Carry none of the pictures over; write out the complete data exactly.
## start
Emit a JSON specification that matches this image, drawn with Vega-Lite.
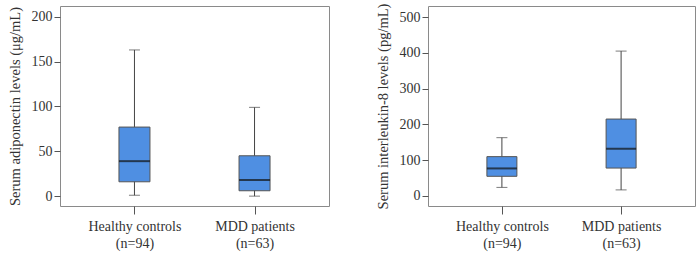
{
  "$schema": "https://vega.github.io/schema/vega-lite/v6.json",
  "padding": {"left": 6, "top": 2, "right": 2, "bottom": 5},
  "background": "white",
  "spacing": 44,
  "config": {
    "view": {"stroke": "#8a8a8a", "strokeWidth": 1},
    "font": "Liberation Serif",
    "axis": {
      "labelFont": "Liberation Serif",
      "titleFont": "Liberation Serif",
      "labelColor": "#333333",
      "titleColor": "#333333",
      "tickColor": "#555555",
      "domain": false,
      "grid": false,
      "labelOverlap": false
    }
  },
  "datasets": {
    "adiponectin": [
      {"group": "Healthy controls", "n": "(n=94)", "min": 1, "q1": 16, "median": 39, "q3": 77, "max": 163},
      {"group": "MDD patients", "n": "(n=63)", "min": 0, "q1": 6, "median": 18, "q3": 45, "max": 99}
    ],
    "il8": [
      {"group": "Healthy controls", "n": "(n=94)", "min": 24, "q1": 55, "median": 77, "q3": 110, "max": 163},
      {"group": "MDD patients", "n": "(n=63)", "min": 17, "q1": 78, "median": 132, "q3": 215, "max": 405}
    ]
  },
  "hconcat": [
    {
      "width": 269,
      "height": 200,
      "data": {"name": "adiponectin"},
      "encoding": {
        "x": {
          "field": "group", "type": "nominal",
          "scale": {"type": "point", "padding": 0.62},
          "axis": {
            "title": null, "labelAngle": 0, "labelFontSize": 14, "tickSize": 8,
            "labelPadding": 5, "labelLineHeight": 17,
            "labelExpr": "datum.value == 'Healthy controls' ? ['Healthy controls', '(n=94)'] : ['MDD patients', '(n=63)']"
          }
        }
      },
      "layer": [
        {
          "mark": {"type": "rule", "color": "#444444", "strokeWidth": 1},
          "encoding": {
            "y": {
              "field": "min", "type": "quantitative",
              "scale": {"domain": [-11, 212], "nice": false, "zero": false},
              "axis": {
                "title": "Serum adiponectin levels  (μg/mL)", "titleFontSize": 14.5, "titleFontWeight": "normal",
                "values": [0, 50, 100, 150, 200], "tickCount": 10, "labelFontSize": 14, "tickSize": 6, "titlePadding": 9,
                "labelOverlap": false
              }
            },
            "y2": {"field": "max"}
          }
        },
        {
          "mark": {"type": "bar", "size": 31, "fill": "#4f8fe2", "stroke": "#555555", "strokeWidth": 1},
          "encoding": {"y": {"field": "q1", "type": "quantitative"}, "y2": {"field": "q3"}}
        },
        {
          "mark": {"type": "tick", "size": 31, "thickness": 2, "color": "#111111"},
          "encoding": {"y": {"field": "median", "type": "quantitative"}}
        },
        {
          "mark": {"type": "tick", "size": 11, "thickness": 1, "color": "#444444"},
          "encoding": {"y": {"field": "max", "type": "quantitative"}}
        },
        {
          "mark": {"type": "tick", "size": 11, "thickness": 1, "color": "#444444"},
          "encoding": {"y": {"field": "min", "type": "quantitative"}}
        }
      ]
    },
    {
      "width": 267,
      "height": 200,
      "data": {"name": "il8"},
      "encoding": {
        "x": {
          "field": "group", "type": "nominal",
          "scale": {"type": "point", "padding": 0.62},
          "axis": {
            "title": null, "labelAngle": 0, "labelFontSize": 14, "tickSize": 8,
            "labelPadding": 5, "labelLineHeight": 17,
            "labelExpr": "datum.value == 'Healthy controls' ? ['Healthy controls', '(n=94)'] : ['MDD patients', '(n=63)']"
          }
        }
      },
      "layer": [
        {
          "mark": {"type": "rule", "color": "#444444", "strokeWidth": 1},
          "encoding": {
            "y": {
              "field": "min", "type": "quantitative",
              "scale": {"domain": [-28, 531], "nice": false, "zero": false},
              "axis": {
                "title": "Serum interleukin-8 levels (pg/mL)", "titleFontSize": 14.5, "titleFontWeight": "normal",
                "values": [0, 100, 200, 300, 400, 500], "tickCount": 10, "labelFontSize": 14, "tickSize": 6, "titlePadding": 9,
                "labelOverlap": false
              }
            },
            "y2": {"field": "max"}
          }
        },
        {
          "mark": {"type": "bar", "size": 30, "fill": "#4f8fe2", "stroke": "#555555", "strokeWidth": 1},
          "encoding": {"y": {"field": "q1", "type": "quantitative"}, "y2": {"field": "q3"}}
        },
        {
          "mark": {"type": "tick", "size": 30, "thickness": 2, "color": "#111111"},
          "encoding": {"y": {"field": "median", "type": "quantitative"}}
        },
        {
          "mark": {"type": "tick", "size": 11, "thickness": 1, "color": "#444444"},
          "encoding": {"y": {"field": "max", "type": "quantitative"}}
        },
        {
          "mark": {"type": "tick", "size": 11, "thickness": 1, "color": "#444444"},
          "encoding": {"y": {"field": "min", "type": "quantitative"}}
        }
      ]
    }
  ]
}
## end
■ FINISHED EXERCISE
Emit a JSON specification that matches this image, drawn with Vega-Lite.
{
  "$schema": "https://vega.github.io/schema/vega-lite/v6.json",
  "padding": {"left": 6, "top": 2, "right": 2, "bottom": 5},
  "background": "white",
  "spacing": 44,
  "config": {
    "view": {"stroke": "#8a8a8a", "strokeWidth": 1},
    "font": "Liberation Serif",
    "axis": {
      "labelFont": "Liberation Serif",
      "titleFont": "Liberation Serif",
      "labelColor": "#333333",
      "titleColor": "#333333",
      "tickColor": "#555555",
      "domain": false,
      "grid": false,
      "labelOverlap": false
    }
  },
  "datasets": {
    "adiponectin": [
      {"group": "Healthy controls", "n": "(n=94)", "min": 1, "q1": 16, "median": 39, "q3": 77, "max": 163},
      {"group": "MDD patients", "n": "(n=63)", "min": 0, "q1": 6, "median": 18, "q3": 45, "max": 99}
    ],
    "il8": [
      {"group": "Healthy controls", "n": "(n=94)", "min": 24, "q1": 55, "median": 77, "q3": 110, "max": 163},
      {"group": "MDD patients", "n": "(n=63)", "min": 17, "q1": 78, "median": 132, "q3": 215, "max": 405}
    ]
  },
  "hconcat": [
    {
      "width": 269,
      "height": 200,
      "data": {"name": "adiponectin"},
      "encoding": {
        "x": {
          "field": "group", "type": "nominal",
          "scale": {"type": "point", "padding": 0.62},
          "axis": {
            "title": null, "labelAngle": 0, "labelFontSize": 14, "tickSize": 8,
            "labelPadding": 5, "labelLineHeight": 17,
            "labelExpr": "datum.value == 'Healthy controls' ? ['Healthy controls', '(n=94)'] : ['MDD patients', '(n=63)']"
          }
        }
      },
      "layer": [
        {
          "mark": {"type": "rule", "color": "#444444", "strokeWidth": 1},
          "encoding": {
            "y": {
              "field": "min", "type": "quantitative",
              "scale": {"domain": [-11, 212], "nice": false, "zero": false},
              "axis": {
                "title": "Serum adiponectin levels  (μg/mL)", "titleFontSize": 14.5, "titleFontWeight": "normal",
                "values": [0, 50, 100, 150, 200], "tickCount": 10, "labelFontSize": 14, "tickSize": 6, "titlePadding": 9,
                "labelOverlap": false
              }
            },
            "y2": {"field": "max"}
          }
        },
        {
          "mark": {"type": "bar", "size": 31, "fill": "#4f8fe2", "stroke": "#555555", "strokeWidth": 1},
          "encoding": {"y": {"field": "q1", "type": "quantitative"}, "y2": {"field": "q3"}}
        },
        {
          "mark": {"type": "tick", "size": 31, "thickness": 2, "color": "#111111"},
          "encoding": {"y": {"field": "median", "type": "quantitative"}}
        },
        {
          "mark": {"type": "tick", "size": 11, "thickness": 1, "color": "#444444"},
          "encoding": {"y": {"field": "max", "type": "quantitative"}}
        },
        {
          "mark": {"type": "tick", "size": 11, "thickness": 1, "color": "#444444"},
          "encoding": {"y": {"field": "min", "type": "quantitative"}}
        }
      ]
    },
    {
      "width": 267,
      "height": 200,
      "data": {"name": "il8"},
      "encoding": {
        "x": {
          "field": "group", "type": "nominal",
          "scale": {"type": "point", "padding": 0.62},
          "axis": {
            "title": null, "labelAngle": 0, "labelFontSize": 14, "tickSize": 8,
            "labelPadding": 5, "labelLineHeight": 17,
            "labelExpr": "datum.value == 'Healthy controls' ? ['Healthy controls', '(n=94)'] : ['MDD patients', '(n=63)']"
          }
        }
      },
      "layer": [
        {
          "mark": {"type": "rule", "color": "#444444", "strokeWidth": 1},
          "encoding": {
            "y": {
              "field": "min", "type": "quantitative",
              "scale": {"domain": [-28, 531], "nice": false, "zero": false},
              "axis": {
                "title": "Serum interleukin-8 levels (pg/mL)", "titleFontSize": 14.5, "titleFontWeight": "normal",
                "values": [0, 100, 200, 300, 400, 500], "tickCount": 10, "labelFontSize": 14, "tickSize": 6, "titlePadding": 9,
                "labelOverlap": false
              }
            },
            "y2": {"field": "max"}
          }
        },
        {
          "mark": {"type": "bar", "size": 30, "fill": "#4f8fe2", "stroke": "#555555", "strokeWidth": 1},
          "encoding": {"y": {"field": "q1", "type": "quantitative"}, "y2": {"field": "q3"}}
        },
        {
          "mark": {"type": "tick", "size": 30, "thickness": 2, "color": "#111111"},
          "encoding": {"y": {"field": "median", "type": "quantitative"}}
        },
        {
          "mark": {"type": "tick", "size": 11, "thickness": 1, "color": "#444444"},
          "encoding": {"y": {"field": "max", "type": "quantitative"}}
        },
        {
          "mark": {"type": "tick", "size": 11, "thickness": 1, "color": "#444444"},
          "encoding": {"y": {"field": "min", "type": "quantitative"}}
        }
      ]
    }
  ]
}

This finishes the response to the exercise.